Only the lines from the start of the data through the line containing "var svg = d3.select('#chart');" should be written out, exactly as they are, with both ends included and the pictures left out.

>> BEGIN

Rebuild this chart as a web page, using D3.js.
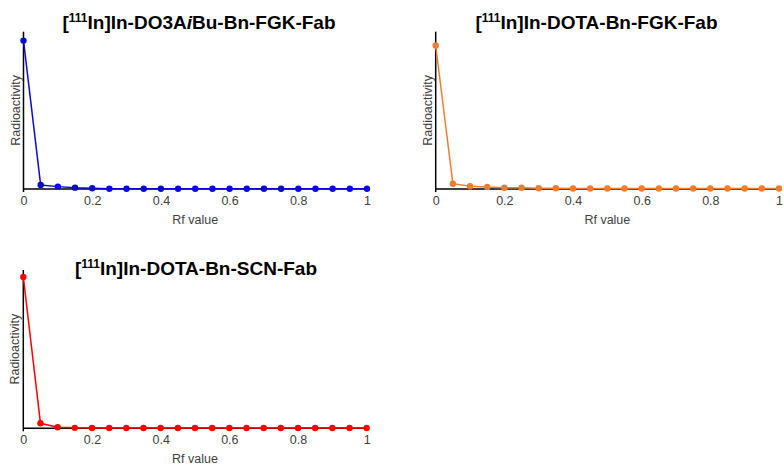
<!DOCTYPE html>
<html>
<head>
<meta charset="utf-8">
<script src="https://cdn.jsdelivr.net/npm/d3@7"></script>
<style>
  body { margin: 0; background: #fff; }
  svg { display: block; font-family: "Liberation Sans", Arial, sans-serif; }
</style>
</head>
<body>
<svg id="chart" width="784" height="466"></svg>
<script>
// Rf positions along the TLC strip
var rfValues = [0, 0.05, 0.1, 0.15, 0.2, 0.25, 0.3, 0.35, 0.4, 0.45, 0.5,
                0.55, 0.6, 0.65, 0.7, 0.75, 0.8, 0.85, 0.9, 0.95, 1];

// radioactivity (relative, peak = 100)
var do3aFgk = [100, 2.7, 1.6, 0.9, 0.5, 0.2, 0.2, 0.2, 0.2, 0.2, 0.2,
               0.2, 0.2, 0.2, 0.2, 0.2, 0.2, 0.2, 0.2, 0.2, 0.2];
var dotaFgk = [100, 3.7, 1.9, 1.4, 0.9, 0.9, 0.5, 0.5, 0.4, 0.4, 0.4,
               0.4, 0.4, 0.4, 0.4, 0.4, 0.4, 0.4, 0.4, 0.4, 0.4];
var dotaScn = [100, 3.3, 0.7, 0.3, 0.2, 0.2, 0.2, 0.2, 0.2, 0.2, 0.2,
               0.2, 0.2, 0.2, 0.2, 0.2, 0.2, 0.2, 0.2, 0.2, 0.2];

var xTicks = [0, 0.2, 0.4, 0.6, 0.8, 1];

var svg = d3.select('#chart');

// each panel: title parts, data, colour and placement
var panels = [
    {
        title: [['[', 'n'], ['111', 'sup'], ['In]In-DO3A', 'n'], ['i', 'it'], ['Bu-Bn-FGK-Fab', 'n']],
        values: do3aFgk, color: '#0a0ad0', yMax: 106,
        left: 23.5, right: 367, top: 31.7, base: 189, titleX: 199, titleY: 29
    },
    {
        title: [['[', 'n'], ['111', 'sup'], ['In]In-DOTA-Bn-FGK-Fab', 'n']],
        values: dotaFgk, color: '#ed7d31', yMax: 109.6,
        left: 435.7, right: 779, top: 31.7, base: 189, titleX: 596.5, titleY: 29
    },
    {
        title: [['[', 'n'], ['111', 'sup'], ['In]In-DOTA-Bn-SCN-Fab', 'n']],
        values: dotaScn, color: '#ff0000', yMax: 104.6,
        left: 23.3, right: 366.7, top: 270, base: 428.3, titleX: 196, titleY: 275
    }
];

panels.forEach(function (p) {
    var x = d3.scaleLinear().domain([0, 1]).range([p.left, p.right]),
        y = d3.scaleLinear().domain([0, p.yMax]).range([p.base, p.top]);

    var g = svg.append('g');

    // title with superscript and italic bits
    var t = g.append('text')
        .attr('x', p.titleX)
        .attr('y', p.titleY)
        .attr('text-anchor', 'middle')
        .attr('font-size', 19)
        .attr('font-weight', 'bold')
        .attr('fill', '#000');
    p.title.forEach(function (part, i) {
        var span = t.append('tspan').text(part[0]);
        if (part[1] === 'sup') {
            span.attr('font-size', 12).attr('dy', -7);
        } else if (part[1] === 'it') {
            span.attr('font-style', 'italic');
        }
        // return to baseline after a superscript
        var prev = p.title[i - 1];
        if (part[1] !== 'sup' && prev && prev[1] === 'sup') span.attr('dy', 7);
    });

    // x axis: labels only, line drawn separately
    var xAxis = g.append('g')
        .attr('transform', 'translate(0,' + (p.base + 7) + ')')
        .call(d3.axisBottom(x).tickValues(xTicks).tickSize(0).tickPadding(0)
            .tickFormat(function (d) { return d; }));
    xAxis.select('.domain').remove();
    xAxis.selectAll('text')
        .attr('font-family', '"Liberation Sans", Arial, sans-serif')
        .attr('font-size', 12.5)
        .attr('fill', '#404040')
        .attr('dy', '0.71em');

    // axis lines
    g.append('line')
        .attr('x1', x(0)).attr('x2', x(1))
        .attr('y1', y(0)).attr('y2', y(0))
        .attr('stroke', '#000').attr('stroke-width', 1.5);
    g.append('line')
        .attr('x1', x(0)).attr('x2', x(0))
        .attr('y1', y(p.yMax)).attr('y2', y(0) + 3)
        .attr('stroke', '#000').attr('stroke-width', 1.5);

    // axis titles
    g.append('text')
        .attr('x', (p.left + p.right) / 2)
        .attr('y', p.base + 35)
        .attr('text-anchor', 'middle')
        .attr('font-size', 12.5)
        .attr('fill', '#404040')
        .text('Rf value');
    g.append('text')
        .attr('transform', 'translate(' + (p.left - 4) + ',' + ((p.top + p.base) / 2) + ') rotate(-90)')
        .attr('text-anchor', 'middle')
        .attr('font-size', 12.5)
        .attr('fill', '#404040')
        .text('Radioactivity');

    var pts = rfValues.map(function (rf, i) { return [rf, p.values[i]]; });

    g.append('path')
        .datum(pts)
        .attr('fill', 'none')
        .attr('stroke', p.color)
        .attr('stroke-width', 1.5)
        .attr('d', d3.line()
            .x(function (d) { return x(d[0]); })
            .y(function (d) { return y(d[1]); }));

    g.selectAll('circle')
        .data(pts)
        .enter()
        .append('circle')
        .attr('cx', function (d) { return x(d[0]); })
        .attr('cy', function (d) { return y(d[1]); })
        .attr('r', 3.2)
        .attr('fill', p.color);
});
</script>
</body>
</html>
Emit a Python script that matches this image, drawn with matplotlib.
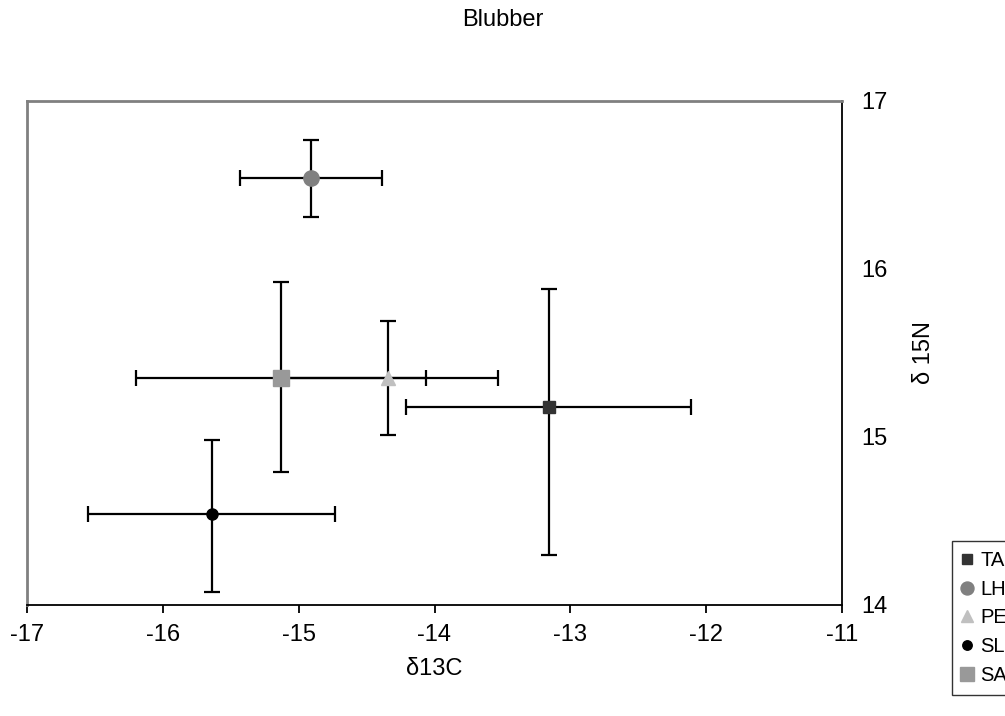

>> END

Written response:
Rebuild this chart as a web page, using D3.js.
<!DOCTYPE html>
<html>
<head>
<meta charset="utf-8">
<script src="https://cdn.jsdelivr.net/npm/d3@7"></script>
<style>
  body { margin: 0; background: #fff; }
  svg { display: block; font-family: "Liberation Sans", Arial, sans-serif; }
</style>
</head>
<body>
<svg id="chart" width="784" height="466"></svg>
<script>
// Rf positions along the TLC strip
var rfValues = [0, 0.05, 0.1, 0.15, 0.2, 0.25, 0.3, 0.35, 0.4, 0.45, 0.5,
                0.55, 0.6, 0.65, 0.7, 0.75, 0.8, 0.85, 0.9, 0.95, 1];

// radioactivity (relative, peak = 100)
var do3aFgk = [100, 2.7, 1.6, 0.9, 0.5, 0.2, 0.2, 0.2, 0.2, 0.2, 0.2,
               0.2, 0.2, 0.2, 0.2, 0.2, 0.2, 0.2, 0.2, 0.2, 0.2];
var dotaFgk = [100, 3.7, 1.9, 1.4, 0.9, 0.9, 0.5, 0.5, 0.4, 0.4, 0.4,
               0.4, 0.4, 0.4, 0.4, 0.4, 0.4, 0.4, 0.4, 0.4, 0.4];
var dotaScn = [100, 3.3, 0.7, 0.3, 0.2, 0.2, 0.2, 0.2, 0.2, 0.2, 0.2,
               0.2, 0.2, 0.2, 0.2, 0.2, 0.2, 0.2, 0.2, 0.2, 0.2];

var xTicks = [0, 0.2, 0.4, 0.6, 0.8, 1];

var svg = d3.select('#chart');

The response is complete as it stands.